En las montañas de Obersalzberg, las ruinas de Berghof, la antigua casa del dictador Adolfo Hitler, desde donde se asegura que habría dado la orden de la "solución final", están abandonadas desde 1952. A unos 300 metros de distancia, desde 1991 funciona el el museo Dokumentation Obersalzberg, que en los últimos años está siendo víctima del fanatismo de la extrema derecha. Ahora, las autoridades de este espacio cultural luchan por impedir que esta se convierta en zona de culto.
El pequeño museo, que documenta las atrocidades cometidas por el régimen de Hitler, viene siendo víctima del fanatismo nazi: les pintan los carteles, dibujan cruces esvásticas en los árboles, encienden velas en el muro perimetral. Por si ello fuera poco, se organzan tours desde diversos países de Europa, donde las doctrinas de extrema derecha están en auge, que llevan a decenas de fanáticos del "fuhrer" al lugar donde el dictador pasaba sus vacaciones y descansos.
Mathias Irlinger, que trabaja en el museo desde 2004, encabeza la lucha contra este fanatismo: "Si no haces nada sobre una zona, ellos pueden hacer lo que quieran.
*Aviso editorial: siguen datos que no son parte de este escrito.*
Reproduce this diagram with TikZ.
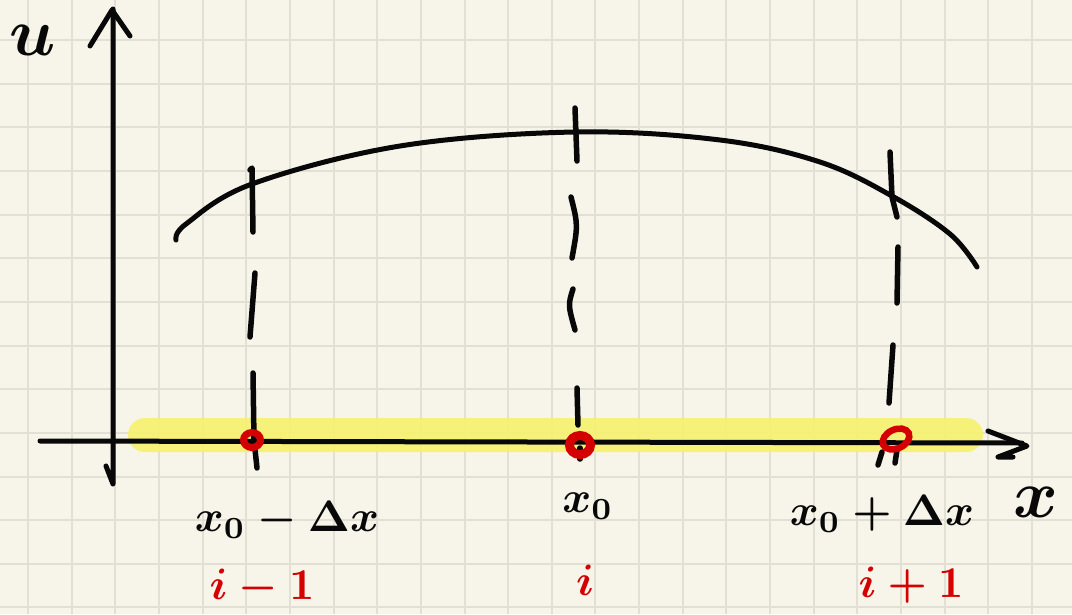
\documentclass[tikz,border=0pt]{standalone}
\definecolor{paper}{RGB}{247,245,233}
\definecolor{gridc}{RGB}{226,224,212}
\definecolor{hl}{RGB}{245,241,112}
\definecolor{pen}{RGB}{8,8,8}
\definecolor{redpen}{RGB}{212,0,0}
\begin{document}
\begin{tikzpicture}[x=1pt,y=-1pt,
  gridline/.style={gridc,line width=2pt},
  ink/.style={pen,line width=5pt,line cap=round,line join=round},
  dashseg/.style={pen,line width=5.5pt,line cap=round,line join=round},
  redring/.style={redpen,line width=7pt},
  txt/.style={inner sep=0pt,font=\boldmath},
  lab/.style={txt,text=pen,scale=4.4},
  biglab/.style={txt,text=pen,scale=6.8},
  redlab/.style={txt,text=redpen,scale=4.4}
]
\fill[paper] (0,0) rectangle (1072,614);
\useasboundingbox (0,0) rectangle (1072,614);
\foreach \i in {0,...,24} \draw[gridline] ({28+43.65*\i},0) -- ({28+43.65*\i},614);
\foreach \j in {0,...,13} \draw[gridline] (0,{40+43.65*\j}) -- (1072,{40+43.65*\j});
% highlight band
\fill[hl,opacity=0.92,rounded corners=17pt] (128,418) rectangle (983,452);
% axes
\coordinate (yb) at (113,484);
\coordinate (yt) at (113,9);
\coordinate (xa) at (40,441);
\coordinate (xb) at (1022,443);
\draw[ink] (106,466) -- (yb) -- (yt);
\draw[ink] (90,46) -- (112,10) -- (130,36);
\draw[ink] (xa) -- (xb);
\draw[ink] (988,431) -- (1027,446) -- (998,457) -- (1013,457);
% curve
\draw[ink] plot[smooth,tension=0.6] coordinates {(176,240) (186,224) (252,184) (400,146) (575,132) (720,140) (820,162) (892,196) (950,234) (977,267)};
% dashed verticals
\draw[dashseg] (250,170) -- (252,168) -- (253,232);
\draw[dashseg] (255,273) -- (250,337);
\draw[dashseg] (253,373) -- (254,440) -- (257,468);
\draw[dashseg] (575,108) -- (577,161);
\draw[dashseg] (571,197) .. controls (578,225) .. (572,258);
\draw[dashseg] (573,289) .. controls (568,305) .. (575,330);
\draw[dashseg] (577,388) -- (578,425);
\draw[dashseg] (580,448) -- (580,459);
\draw[dashseg] (890,152) -- (892,197) -- (897,217);
\draw[dashseg] (898,247) -- (897,303);
\draw[dashseg] (893,345) -- (889,403);
\draw[dashseg] (878,465) -- (882,452);
\draw[dashseg] (895,463) -- (897,450);
% red points
\coordinate (p1) at (252,440);
\coordinate (p2) at (580,445);
\coordinate (p3) at (896,439);
\draw[redring] (p1) ellipse [x radius=8.5pt, y radius=7.5pt];
\draw[redring,line width=9pt] (p2) ellipse [x radius=10.5pt, y radius=9.5pt];
\draw[redring,line width=6.5pt,rotate around={25:(p3)}] (p3) ellipse [x radius=14pt, y radius=9.5pt];
% labels
\node[biglab] (ul) at (33,40) {$u$};
\node[lab] (lm) at (287,520) {$x_0-\Delta x$};
\node[lab] (l0) at (588,506) {$x_0$};
\node[lab] (lp) at (882,514) {$x_0+\Delta x$};
\node[biglab] (xl) at (1036,502) {$x$};
\node[redlab] (r1) at (262,587) {$i-1$};
\node[redlab] (r0) at (585,580) {$i$};
\node[redlab] (r2) at (911,585) {$i+1$};
\end{tikzpicture}
\end{document}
Si solo dices 'aquí vivió Hitler', es un problema". "Algunos quieren dejarlo tal y como está y otros piensan en crear una audioguía o algo más. Cuanta más gente haya por aquí, menos probable será que ellos saquen sus banderas. A la extrema derecha le gusta ir a lugares escondidos", indica Irlinger.
"Cada vez se nos complica más porque a los skinheads podemos verlos, pero lo que tenemos ahora es gente más inteligente. Dicen cosas que están en el límite. Se esconden más. Saben cómo provocar, hacer preguntas y plantear argumentos que lleva mucho tiempo rebatir", afirma Irlinger, cuyo museo alterna las fotografías de Hitler tomando té, jugando con su perra y asistiendo a la ópera con las decisiones que tomó entre aquellas sesiones de fotos para matar a millones de personas.
Tres de los empleados de Berghof dieron su testimonio en un libro publicado este año en Gran Bretaña. Su ama de llaves, el ayuda de cámara y la camarera relatan en él cómo le llevaban el desayuno, le preparaban la cama o le daban ánimos al Führer. Allí, por ejemplo, la máxima regla era que no se podía dirigir la palabra a Eva Braun, ni ninguna otra pareja del dictador alemán. Y eso implicaba que nunca se podía contratar personal nuevo, porque no era de confianza.
La vida en Berghof era enormemente monótona, razón por la que Eva Braun estaba tan malhumorada con Hitler. En plena Segunda Guerra Mundial, cuando ya dominaban la escasez y medidas de austeridad, Eva insistía en tener lujos. “Algunas personas no tenían nada y ella estaba pidiendo sopa de tortuga, jugo de naranja recién prensado y productos de confitería”, explican.